NASA’s Double Asteroid Redirection Test mission, better known as DART, did something that’s never been done on Monday, Sept. 26: purposely crashing a spacecraft into an asteroid — Dimorphos, a small moonlet orbiting a larger asteroid by the name of Didymos.
Seven million miles away, back here on earth, in La Cañada Flintridge, Jet Propulsion Laboratory engineers and scientists were smiling in the wake of humanity’s momentous first test run at planetary defense.
No doubt, it was clear that Johns Hopkins Applied Physics Laboratory in Laurel, Md., designed and leads the DART mission for NASA. But like many undertakings in space, the mission required expertise from various NASA centers such as JPL.
JPL’s Center for Near Earth Object Studies, an element of NASA’s Planetary Defense Coordination Office, was tasked with determining the location of Didymos in space within 16 miles of its exact location, while also estimating when Dimorphos would be visible – and accessible – from DART’s direction of approach.
A hard ask considering the asteroid is moving more than twice as fast as a car on the freeway and scientists knew little about the composition of Dimorphos, NASA leaders explained in a livestream on Monday.
“We don’t even know what it looks like,” said Tahira Allen with NASA communication, noting the mission marked the first time humanity will have moved a planetary body in the universe.
The spacecraft used autonomous navigation technology to make small maneuvers to ensure it was lined up with its target throughout the mission. It covered the last four miles of its journey in just one second.
The asteroid, which was located 6.8 million miles away from Earth, posed no threat to the planet before impact around 4:15 p.m. Monday, Sept. 26. But NASA officials expect that the technology tested in the mission will be used to one day defend the planet against potential asteroid or comet hazards in the future.

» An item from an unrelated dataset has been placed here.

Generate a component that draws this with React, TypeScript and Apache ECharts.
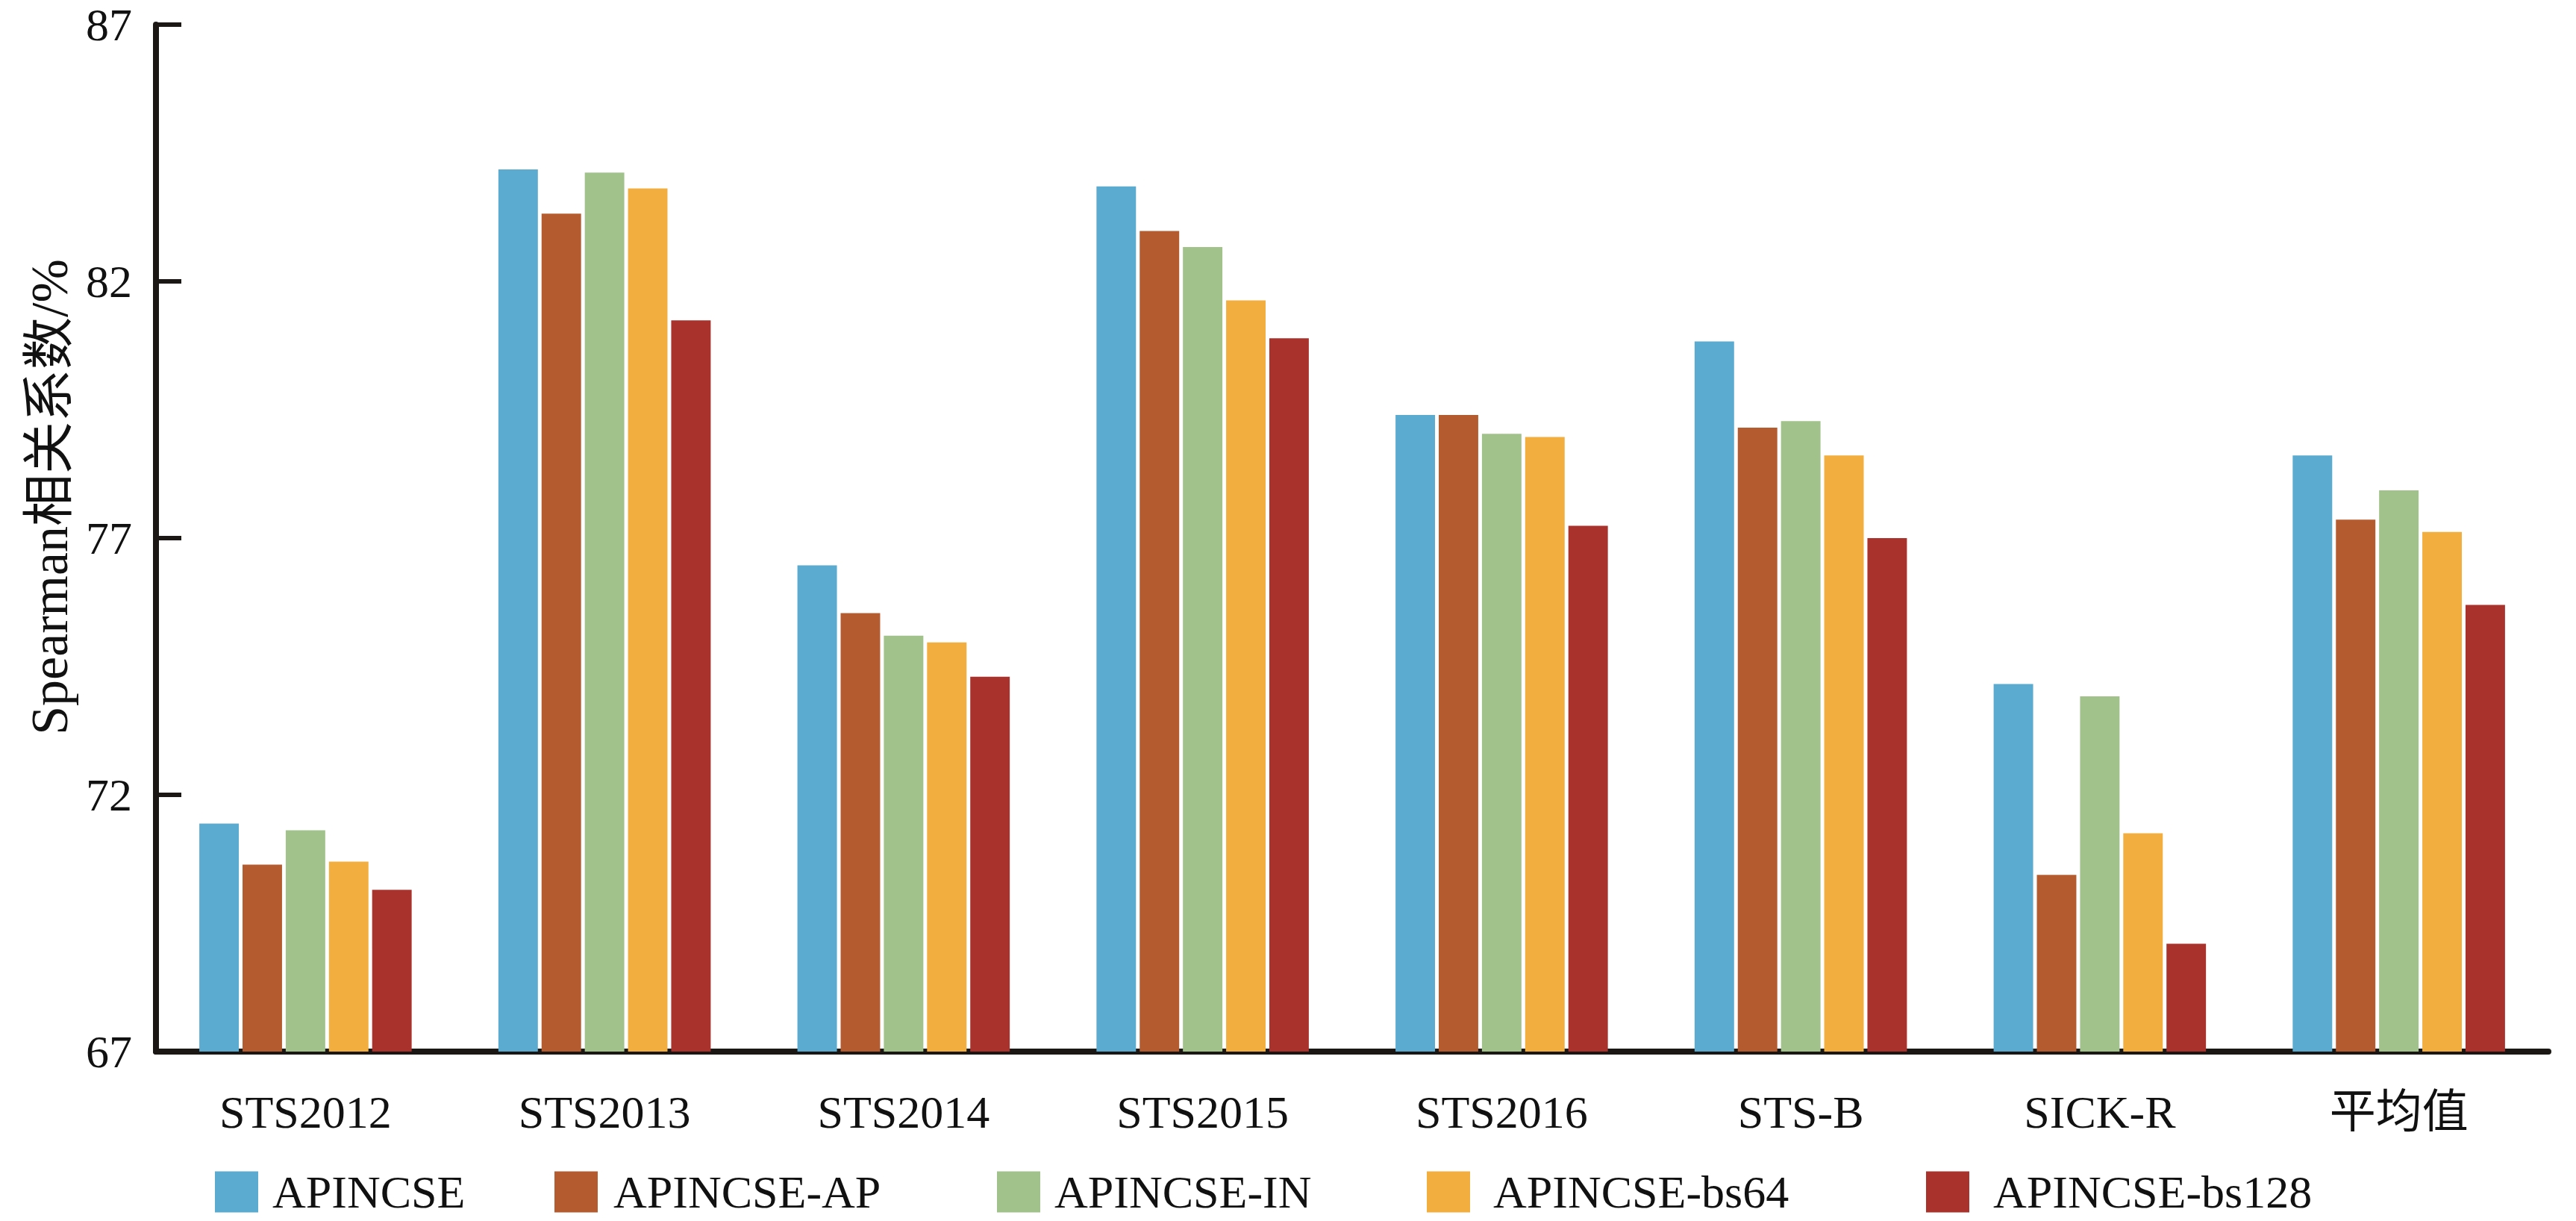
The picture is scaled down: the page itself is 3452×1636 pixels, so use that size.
import React, { useEffect, useRef } from "react";
import * as echarts from "echarts";

const categories = ["STS2012", "STS2013", "STS2014", "STS2015", "STS2016", "STS-B", "SICK-R", "平均值"];
const seriesNames = ["APINCSE", "APINCSE-AP", "APINCSE-IN", "APINCSE-bs64", "APINCSE-bs128"];
const apincse = [71.44, 84.18, 76.47, 83.85, 79.40, 80.83, 74.16, 78.61];
const apincseAP = [70.64, 83.32, 75.54, 82.98, 79.40, 79.15, 70.44, 77.36];
const apincseIN = [71.31, 84.12, 75.10, 82.67, 79.03, 79.28, 73.92, 77.93];
const apincseBs64 = [70.70, 83.81, 74.97, 81.63, 78.97, 78.61, 71.25, 77.12];
const apincseBs128 = [70.15, 81.24, 74.30, 80.89, 77.24, 77.00, 69.10, 75.70];
const yTicks = { min: 67, max: 87, interval: 5 };
const colors = ["#5BAAD0", "#B45C30", "#A1C28A", "#F2AE3E", "#AA322D"];
const legendLefts = [288, 743, 1336, 1912, 2581];
const legendTextPads = [14, 16, 14, 26, 27];

const FONT = "'Liberation Serif', 'Noto Sans CJK SC', serif";

export default function App() {
  const ref = useRef<HTMLDivElement>(null);
  useEffect(() => {
    if (!ref.current) return;
    const chart = echarts.init(ref.current, null, { renderer: "svg" });
    const data = [apincse, apincseAP, apincseIN, apincseBs64, apincseBs128];
    chart.setOption({
      animation: false,
      backgroundColor: "#ffffff",
      color: colors,
      grid: { left: 209, right: 37, top: 33, bottom: 227, containLabel: false },
      legend: seriesNames.map((name, i) => ({
        data: [name],
        left: legendLefts[i],
        top: 1566,
        padding: 0,
        itemWidth: 58,
        itemHeight: 55,
        icon: "rect",
        textStyle: {
          fontFamily: FONT,
          fontSize: 62,
          color: "#111",
          padding: [0, 0, 0, legendTextPads[i]],
        },
      })),
      xAxis: {
        type: "category",
        data: categories,
        axisLine: { show: true, lineStyle: { color: "#1a1714", width: 8 } },
        axisTick: { show: false },
        axisLabel: { fontFamily: FONT, fontSize: 62, color: "#111", margin: 50 },
      },
      yAxis: {
        type: "value",
        min: yTicks.min,
        max: yTicks.max,
        interval: yTicks.interval,
        name: "Spearman相关系数/%",
        nameLocation: "middle",
        nameGap: 108,
        nameTextStyle: { fontFamily: FONT, fontSize: 70, color: "#111", padding: [0, 0, 0, 110] },
        axisLine: { show: true, lineStyle: { color: "#1a1714", width: 8 } },
        axisTick: { show: true, inside: true, length: 34, lineStyle: { color: "#1a1714", width: 6 } },
        axisLabel: { fontFamily: FONT, fontSize: 62, lineHeight: 58, color: "#111", margin: 32 },
        splitLine: { show: false },
      },
      series: seriesNames.map((name, i) => ({
        name,
        type: "bar",
        data: data[i],
        barGap: "9.4%",
        barCategoryGap: "29%",
        itemStyle: { color: colors[i] },
      })),
    });
    return () => chart.dispose();
  }, []);
  return (
    <div
      ref={ref}
      style={{ position: "absolute", left: 0, top: 0, width: 3452, height: 1636, background: "#fff" }}
    />
  );
}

Those who participated in the first-of-its-kind mission eagerly exchanged high-fives and cheers after watching their million-dollar rocket crash into the rocky asteroid, which marked a new era of humankind, according to officials hosting the livestream.
Scientists weren’t sure how the impact would affect the asteroid heading into Monday’s mission but they believed the impact would shorten the moonlet’s orbital period around the larger asteroid by several minutes.

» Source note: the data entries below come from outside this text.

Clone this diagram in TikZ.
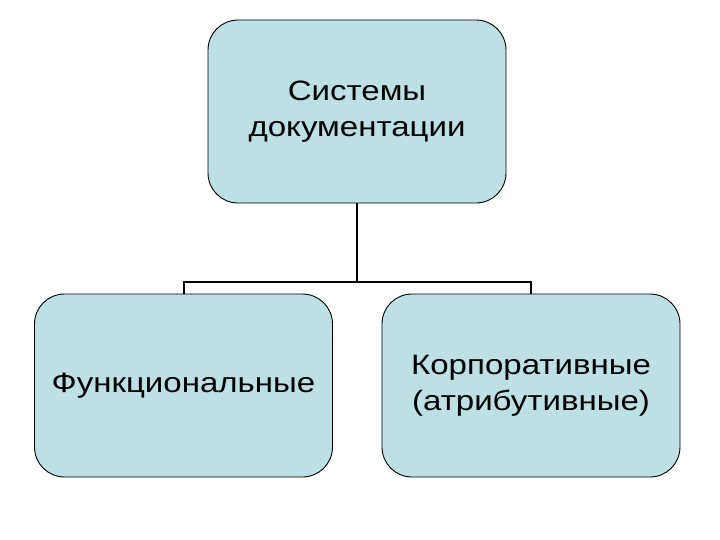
\documentclass[tikz,border=0pt]{standalone}
\usepackage{fontspec}
\setmainfont{Liberation Sans}[FakeStretch=1.18]
\definecolor{boxfill}{RGB}{188,224,227}
\tikzset{
  boxnode/.style={draw=black, line width=0.9pt, fill=boxfill, rounded corners=30pt,
    minimum width=298pt, minimum height=183pt, align=center, inner sep=0pt,
    font=\fontsize{28}{36}\selectfont},
  conn/.style={draw=black, line width=2pt}
}
\begin{document}
\begin{tikzpicture}[x=1pt,y=-1pt]
\useasboundingbox (0,0) rectangle (720,540);
\node[boxnode] (top) at (357,111.5) {Системы\\документации};
\node[boxnode] (left) at (183.5,385.5) {Функциональные};
\node[boxnode] (right) at (531,385.5) {Корпоративные\\(атрибутивные)};
\coordinate (mid) at (357,282);
\draw[conn] (top.south) -- (mid);
\draw[conn] (left.north) -- (left.north |- mid) -- (right.north |- mid) -- (right.north);
\end{tikzpicture}
\end{document}
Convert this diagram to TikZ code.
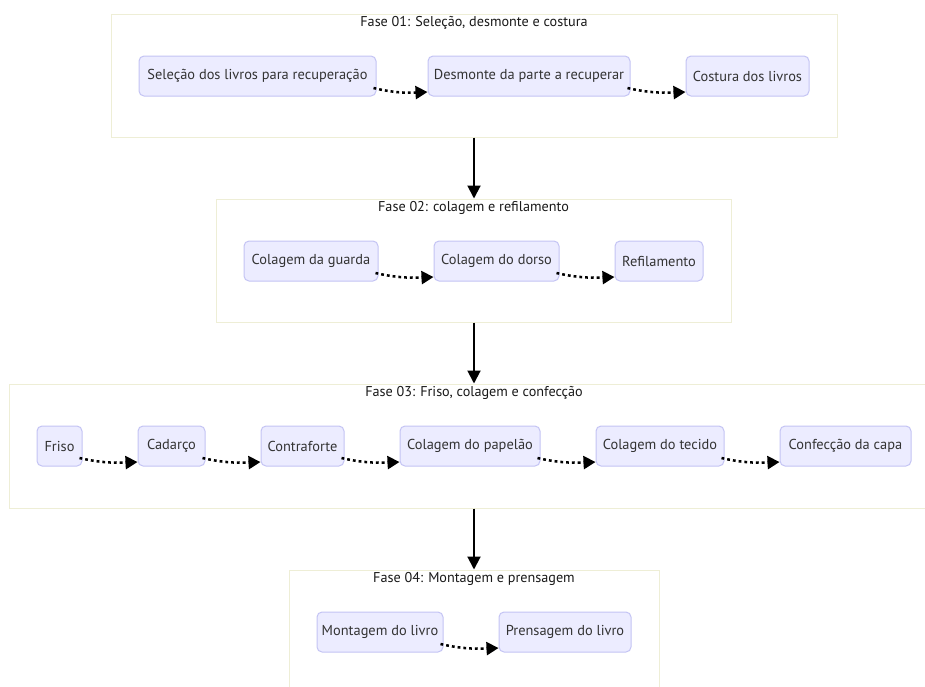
\documentclass[tikz,border=0pt]{standalone}
\usepackage{fontspec}
\setmainfont{PT Sans}
\usetikzlibrary{arrows.meta,calc}
\definecolor{nodefill}{HTML}{ECECFF}
\definecolor{nodeline}{HTML}{C4C4F4}
\definecolor{clusterline}{HTML}{EEEED6}
\definecolor{txt}{HTML}{333333}
\tikzset{
  stepbox/.style={draw=nodeline, fill=nodefill, line width=1pt, rounded corners=5pt,
    minimum height=40pt, inner sep=0pt, text=txt, font=\fontsize{14.4}{16}\selectfont},
  cluster/.style={draw=clusterline, fill=white, line width=1pt, inner sep=0pt},
  phasetitle/.style={text=black!90, font=\fontsize{14.2}{16}\selectfont, inner sep=0pt, anchor=north},
  flow/.style={line width=2.5pt, dash pattern=on 2.8pt off 3pt, -{Triangle[length=12pt,width=13pt]}},
  phase/.style={line width=2pt, -{Triangle[length=13pt,width=13pt]}}
}
\begin{document}
\begin{tikzpicture}[x=1pt,y=-1pt]
\useasboundingbox (0,0) rectangle (925,686);

% phase frames
\node[cluster, minimum width=726pt, minimum height=123pt] (c1) at (474,75.5) {};
\node[cluster, minimum width=515pt, minimum height=123pt] (c2) at (473.5,260.5) {};
\node[cluster, minimum width=930pt, minimum height=124pt] (c3) at (474,446) {};
\node[cluster, minimum width=370pt, minimum height=124pt] (c4) at (474,632) {};

\node[phasetitle] (t1) at ($(c1.north)+(0,3)$) {Fase 01: Seleção, desmonte e costura};
\node[phasetitle] (t2) at ($(c2.north)+(0,3)$) {Fase 02: colagem e refilamento};
\node[phasetitle] (t3) at ($(c3.north)+(0,3)$) {Fase 03: Friso, colagem e confecção};
\node[phasetitle] (t4) at ($(c4.north)+(0,3)$) {Fase 04: Montagem e prensagem};

% phase 01
\node[stepbox, minimum width=237pt] (a1) at (257.5,76) {Seleção dos livros para recuperação};
\node[stepbox, minimum width=202pt] (a2) at (529,76) {Desmonte da parte a recuperar};
\node[stepbox, minimum width=123pt] (a3) at (747.5,76) {Costura dos livros};

% phase 02
\node[stepbox, minimum width=134pt] (b1) at (311,261) {Colagem da guarda};
\node[stepbox, minimum width=125pt] (b2) at (496.5,261) {Colagem do dorso};
\node[stepbox, minimum width=88pt] (b3) at (659,261) {Refilamento};

% phase 03
\node[stepbox, minimum width=45pt] (d1) at (59.5,446) {Friso};
\node[stepbox, minimum width=67pt] (d2) at (171.5,446) {Cadarço};
\node[stepbox, minimum width=83pt] (d3) at (302.5,446) {Contraforte};
\node[stepbox, minimum width=140pt] (d4) at (470,446) {Colagem do papelão};
\node[stepbox, minimum width=128pt] (d5) at (660,446) {Colagem do tecido};
\node[stepbox, minimum width=131pt] (d6) at (845.5,446) {Confecção da capa};

% phase 04
\node[stepbox, minimum width=126pt] (e1) at (380,632) {Montagem do livro};
\node[stepbox, minimum width=132pt] (e2) at (565,632) {Prensagem do livro};

% dotted links inside each phase
\foreach \p/\q in {a1/a2,a2/a3,b1/b2,b2/b3,d1/d2,d2/d3,d3/d4,d4/d5,d5/d6,e1/e2}{
  \draw[flow] ($(\p.east)+(-3,12)$) .. controls ($(\p.east)+(18,17)$) and ($(\q.west)+(-20,17)$) .. ($(\q.west)+(0,16)$);
}

% links between phases
\draw[phase] (c1.south) -- (c1.south |- c2.north);
\draw[phase] (c2.south -| c1.south) -- (c1.south |- c3.north);
\draw[phase] (c3.south) -- (c3.south |- c4.north);
\end{tikzpicture}
\end{document}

“That duration should be long enough for the effects to be observed and measured by telescopes on Earth,” officials wrote last week prior to the mission. “It should also be enough for this test to demonstrate whether kinetic impact technology – impacting an asteroid to adjust its speed and therefore its path – could in fact protect Earth from an asteroid strike.”
Along with investigators at other institutions, JPL’s Center for Near Earth Object Studies will study the plume of rock and regolith — broken rock and dust — ejected by the impact, as well as the newly formed impact crater and the movement of Dimorphos in its orbit around its parent asteroid.
“Strategic partnerships like ours with APL are the lifeblood of cutting-edge space mission development,” said Laurie Leshin, director of JPL. “Our history of working with APL goes all the way back to Voyager and extends well into the future, with missions like Europa Clipper. The work we do together makes us all – and our missions – better. We’re proud to support the DART mission and team.”